Дик кивнул. Вот и все. Сейчас ему сообщат о болезни матери и о том, что его долее не задерживают. Эр отправится на войну с бириссцами, а оруженосец — в Надор, и вряд ли они когда-нибудь свидятся. Юноша сам удивился тому, как его царапнула эта мысль. Он знал, что будет дальше, а Рокэ — нет, он уверен в победе, потому что никогда не проигрывал. Неужели Ворон не понимает, что его ждет, хотя откуда? И уж точно Первый маршал Талига не станет слушать оруженосца, да оруженосец и не вправе говорить такие вещи.

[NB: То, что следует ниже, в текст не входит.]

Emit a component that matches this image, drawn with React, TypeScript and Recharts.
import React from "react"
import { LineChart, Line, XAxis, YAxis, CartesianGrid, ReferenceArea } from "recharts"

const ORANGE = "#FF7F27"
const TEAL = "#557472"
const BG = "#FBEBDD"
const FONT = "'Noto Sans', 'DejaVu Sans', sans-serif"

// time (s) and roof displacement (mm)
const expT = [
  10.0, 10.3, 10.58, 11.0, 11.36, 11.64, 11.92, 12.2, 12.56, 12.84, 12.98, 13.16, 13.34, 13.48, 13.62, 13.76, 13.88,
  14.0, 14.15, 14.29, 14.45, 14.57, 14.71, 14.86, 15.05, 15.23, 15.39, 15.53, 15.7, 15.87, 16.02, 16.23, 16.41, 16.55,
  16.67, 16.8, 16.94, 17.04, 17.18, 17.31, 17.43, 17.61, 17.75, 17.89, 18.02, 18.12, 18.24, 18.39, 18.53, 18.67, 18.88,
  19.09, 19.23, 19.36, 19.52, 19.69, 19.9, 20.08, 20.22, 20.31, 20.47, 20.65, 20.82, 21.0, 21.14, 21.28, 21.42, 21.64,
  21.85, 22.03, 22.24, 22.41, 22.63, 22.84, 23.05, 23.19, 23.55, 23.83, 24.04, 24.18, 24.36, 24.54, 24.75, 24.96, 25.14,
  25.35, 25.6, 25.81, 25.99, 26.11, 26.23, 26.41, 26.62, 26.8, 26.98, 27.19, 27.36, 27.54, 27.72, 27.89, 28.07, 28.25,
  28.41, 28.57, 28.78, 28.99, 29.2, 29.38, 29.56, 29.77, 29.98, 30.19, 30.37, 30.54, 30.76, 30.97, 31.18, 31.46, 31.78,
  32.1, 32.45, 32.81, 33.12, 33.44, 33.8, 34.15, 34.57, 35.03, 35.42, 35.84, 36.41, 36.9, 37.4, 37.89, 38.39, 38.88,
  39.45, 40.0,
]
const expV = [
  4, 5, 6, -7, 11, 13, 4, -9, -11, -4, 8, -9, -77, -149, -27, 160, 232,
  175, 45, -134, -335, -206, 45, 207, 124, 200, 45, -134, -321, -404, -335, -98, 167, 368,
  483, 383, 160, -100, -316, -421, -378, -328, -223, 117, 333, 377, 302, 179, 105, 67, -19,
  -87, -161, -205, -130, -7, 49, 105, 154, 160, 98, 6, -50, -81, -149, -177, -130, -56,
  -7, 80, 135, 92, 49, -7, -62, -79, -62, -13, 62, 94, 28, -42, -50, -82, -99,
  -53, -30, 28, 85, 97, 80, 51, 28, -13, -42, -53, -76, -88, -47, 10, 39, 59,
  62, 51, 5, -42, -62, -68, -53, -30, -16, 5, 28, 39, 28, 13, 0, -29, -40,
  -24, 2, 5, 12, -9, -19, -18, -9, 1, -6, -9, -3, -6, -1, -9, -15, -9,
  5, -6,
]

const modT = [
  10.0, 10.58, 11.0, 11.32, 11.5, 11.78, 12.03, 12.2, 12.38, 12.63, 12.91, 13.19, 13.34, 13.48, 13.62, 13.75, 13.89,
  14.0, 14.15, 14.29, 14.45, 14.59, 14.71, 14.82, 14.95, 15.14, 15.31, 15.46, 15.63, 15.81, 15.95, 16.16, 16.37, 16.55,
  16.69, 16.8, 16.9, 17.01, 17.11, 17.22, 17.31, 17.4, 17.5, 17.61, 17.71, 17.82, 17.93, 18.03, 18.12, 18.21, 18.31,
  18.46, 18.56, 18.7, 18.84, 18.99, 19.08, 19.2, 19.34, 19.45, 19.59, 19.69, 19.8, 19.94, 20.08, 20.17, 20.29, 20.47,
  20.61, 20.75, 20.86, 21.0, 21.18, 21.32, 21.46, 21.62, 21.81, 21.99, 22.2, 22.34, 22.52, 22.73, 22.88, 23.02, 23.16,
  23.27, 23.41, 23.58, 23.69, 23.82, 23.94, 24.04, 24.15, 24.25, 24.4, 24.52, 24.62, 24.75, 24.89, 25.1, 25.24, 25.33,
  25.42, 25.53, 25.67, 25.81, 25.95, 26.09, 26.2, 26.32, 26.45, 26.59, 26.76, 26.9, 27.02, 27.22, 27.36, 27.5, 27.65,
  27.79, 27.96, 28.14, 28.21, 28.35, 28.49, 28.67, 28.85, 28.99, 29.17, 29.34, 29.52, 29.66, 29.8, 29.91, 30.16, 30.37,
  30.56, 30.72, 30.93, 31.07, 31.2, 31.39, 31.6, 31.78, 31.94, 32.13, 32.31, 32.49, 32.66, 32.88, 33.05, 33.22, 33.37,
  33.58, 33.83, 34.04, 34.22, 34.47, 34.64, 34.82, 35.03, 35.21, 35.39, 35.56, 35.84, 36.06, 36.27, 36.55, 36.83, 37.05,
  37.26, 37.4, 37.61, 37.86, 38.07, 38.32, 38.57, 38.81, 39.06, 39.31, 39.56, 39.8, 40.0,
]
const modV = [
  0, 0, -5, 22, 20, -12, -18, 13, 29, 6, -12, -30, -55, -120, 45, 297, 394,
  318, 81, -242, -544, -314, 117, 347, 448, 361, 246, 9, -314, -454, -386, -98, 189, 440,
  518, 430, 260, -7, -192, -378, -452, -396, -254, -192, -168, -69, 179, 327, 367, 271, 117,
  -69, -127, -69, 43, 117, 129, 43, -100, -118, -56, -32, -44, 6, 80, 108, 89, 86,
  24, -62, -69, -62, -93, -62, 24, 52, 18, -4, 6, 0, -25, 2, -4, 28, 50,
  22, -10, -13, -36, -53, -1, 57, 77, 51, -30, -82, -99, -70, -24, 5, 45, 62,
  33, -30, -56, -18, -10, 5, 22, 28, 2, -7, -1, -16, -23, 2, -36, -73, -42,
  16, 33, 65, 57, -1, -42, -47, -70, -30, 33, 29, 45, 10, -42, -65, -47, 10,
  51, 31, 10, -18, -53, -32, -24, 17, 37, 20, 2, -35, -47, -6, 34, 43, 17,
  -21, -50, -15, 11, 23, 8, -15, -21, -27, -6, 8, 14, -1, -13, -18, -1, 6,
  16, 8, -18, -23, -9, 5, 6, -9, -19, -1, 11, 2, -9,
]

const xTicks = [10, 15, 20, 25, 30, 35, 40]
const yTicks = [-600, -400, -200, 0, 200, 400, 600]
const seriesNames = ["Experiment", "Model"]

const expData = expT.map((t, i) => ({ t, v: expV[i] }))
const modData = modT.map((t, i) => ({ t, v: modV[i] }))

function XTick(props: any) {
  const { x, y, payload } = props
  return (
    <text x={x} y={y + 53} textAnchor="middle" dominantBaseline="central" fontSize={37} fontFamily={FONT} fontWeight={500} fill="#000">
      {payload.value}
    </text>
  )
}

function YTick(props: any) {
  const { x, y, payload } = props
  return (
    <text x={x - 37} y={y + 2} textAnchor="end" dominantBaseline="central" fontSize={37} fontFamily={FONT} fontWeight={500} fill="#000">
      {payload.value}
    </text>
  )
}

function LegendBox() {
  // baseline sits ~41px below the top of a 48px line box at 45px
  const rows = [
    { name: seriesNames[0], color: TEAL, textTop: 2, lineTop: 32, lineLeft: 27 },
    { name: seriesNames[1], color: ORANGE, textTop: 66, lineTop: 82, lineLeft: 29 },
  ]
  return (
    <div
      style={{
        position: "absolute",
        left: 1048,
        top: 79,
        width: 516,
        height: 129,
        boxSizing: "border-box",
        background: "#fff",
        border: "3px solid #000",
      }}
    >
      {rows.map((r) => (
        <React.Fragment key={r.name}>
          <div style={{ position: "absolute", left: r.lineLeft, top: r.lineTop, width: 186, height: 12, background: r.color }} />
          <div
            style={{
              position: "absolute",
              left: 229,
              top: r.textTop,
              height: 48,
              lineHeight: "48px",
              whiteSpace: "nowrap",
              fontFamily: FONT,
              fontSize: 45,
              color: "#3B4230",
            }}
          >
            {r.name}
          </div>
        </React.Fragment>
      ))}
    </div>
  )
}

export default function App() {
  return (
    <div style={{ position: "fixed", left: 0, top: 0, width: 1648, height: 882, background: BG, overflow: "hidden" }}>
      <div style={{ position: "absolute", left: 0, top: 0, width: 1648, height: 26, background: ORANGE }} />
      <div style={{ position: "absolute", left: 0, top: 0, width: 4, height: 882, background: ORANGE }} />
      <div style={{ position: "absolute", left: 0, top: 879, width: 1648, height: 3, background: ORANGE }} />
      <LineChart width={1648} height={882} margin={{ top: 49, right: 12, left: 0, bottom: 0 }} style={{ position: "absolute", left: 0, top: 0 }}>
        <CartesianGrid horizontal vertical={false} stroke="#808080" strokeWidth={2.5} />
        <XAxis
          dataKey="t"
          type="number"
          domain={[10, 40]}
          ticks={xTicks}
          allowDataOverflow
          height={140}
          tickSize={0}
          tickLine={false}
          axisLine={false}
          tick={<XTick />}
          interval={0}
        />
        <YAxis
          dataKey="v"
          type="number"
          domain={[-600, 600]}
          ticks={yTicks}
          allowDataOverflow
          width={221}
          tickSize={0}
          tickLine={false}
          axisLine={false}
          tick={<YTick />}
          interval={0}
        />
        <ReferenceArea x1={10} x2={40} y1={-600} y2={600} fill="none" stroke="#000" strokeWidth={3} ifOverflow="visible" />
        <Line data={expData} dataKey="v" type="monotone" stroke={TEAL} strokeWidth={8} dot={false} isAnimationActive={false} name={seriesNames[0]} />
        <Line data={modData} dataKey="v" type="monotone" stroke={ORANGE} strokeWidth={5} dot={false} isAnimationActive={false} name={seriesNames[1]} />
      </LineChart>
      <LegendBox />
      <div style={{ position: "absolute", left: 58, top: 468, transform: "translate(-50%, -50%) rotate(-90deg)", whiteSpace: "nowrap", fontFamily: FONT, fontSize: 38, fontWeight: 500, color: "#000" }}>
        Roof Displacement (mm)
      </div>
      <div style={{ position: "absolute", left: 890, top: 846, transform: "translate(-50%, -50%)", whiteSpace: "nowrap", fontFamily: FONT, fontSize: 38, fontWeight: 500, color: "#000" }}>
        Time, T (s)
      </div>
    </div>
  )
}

Проигрыш Алвы нужен для победы над узурпаторами, для того, чтобы на месте дряхлого, стоящего на вранье и беззаконии Талига возродилась Талигойя, свободная, великая, справедливая. А Рокэ пусть бежит в свою Кэналлоа, пусть женится на дочери морискийского шада и играет на гитаре. Алва — не талигойцы и никогда ими не были, их предок, хоть и принадлежал к Дому Ветра, получил надел на самом краю империи неспроста. Короли-Раканы возвысили полукровок, а Рамиро Алва отплатил им за это самым страшным предательством, которое только знали Золотые земли. Алва — проклятый род, они приносят несчастья, поэтому пусть уходят…

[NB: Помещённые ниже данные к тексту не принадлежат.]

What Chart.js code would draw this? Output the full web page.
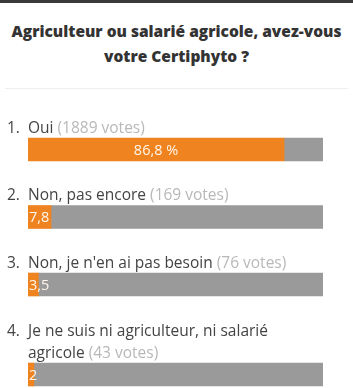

Нога встретила пустоту, и Дик чуть не упал. Лестница кончилась, а он и не заметил. Наль прав, когда ругает его за рассеянность — прожить полгода в доме и не запомнить, сколько ступенек ведет на третий этаж… Больше здесь ему не бывать, хотя… Когда Оллария вновь станет Кабитэлой, он сможет вернуться, только в доме никого не будет. Стены останутся, может быть, уцелеют и вещи, но не будет ни Пако, ни Пепе, ни Кончиты, ни Хуана…
Дверь в кабинет была распахнута. Рокэ, одетый по-походному, стоя проглядывал какие-то документы и чего-то жевал.
— Заходите, юноша. — Эр, не отрывая глаз от бумаги, потянулся за пером, что-то зачеркнул, что-то вписал, поставил подпись и бросил документ на стол. — Я получил письмо от вашего опекуна. Кто он вам, кстати?
— Опекун.
— Я понимаю, что не воспитанник. Кем он вам приходится? Дядя? Дед?
— Граф Ларак — дядя моего отца.
— Родичей мужеска пола поближе у вас не имеется?
— Нет. — Дик с возрастающим удивлением уставился на своего эра.
— Что ж, — ни к селу ни к городу заметил тот, — во всем хорошем есть плохое и наоборот. Ваш опекун — отменно вежливый человек, я и слов-то таких не знаю.
Да, Эйвон всегда отличался старомодной вежливостью. Когда он еще не жил в Надоре, отец смеялся, что в дядюшкиных эпистолах можно увязнуть, как в патоке. Прислал бы отец вызов сыну, чтобы вырвать его у Ворона, или нет? И что бы он сделал на его месте?
— Юноша, ответьте мне, — герцог коснулся мизинцем подписи, проверяя, высохли ли чернила, — только честно и без излишнего геройства. У вас болят зубы?
— Нет
— А живот, нога, рука или, страшно подумать, голова?
— Нет.
— Неужели вы скисли от воспоминаний об отчем доме? Не волнуйтесь, вы туда еще долго не попадете.
— Но…
— Вы, кажется, хотели что-то сказать?
— Нет, то есть… Дом тут ни при чем.
— Значит, вы скисли из-за дамы. То есть не из-за самой дамы, а из-за грядущей разлуки. Не переживайте, — маршал скрутил бумагу и сунул в висевший у пояса футляр, — осенью вы вернетесь на белом коне (коня я вам подарю) и в плаще из барсовых шкур, и она вас снова полюбит. Или сделает вид, разницы, впрочем, никакой.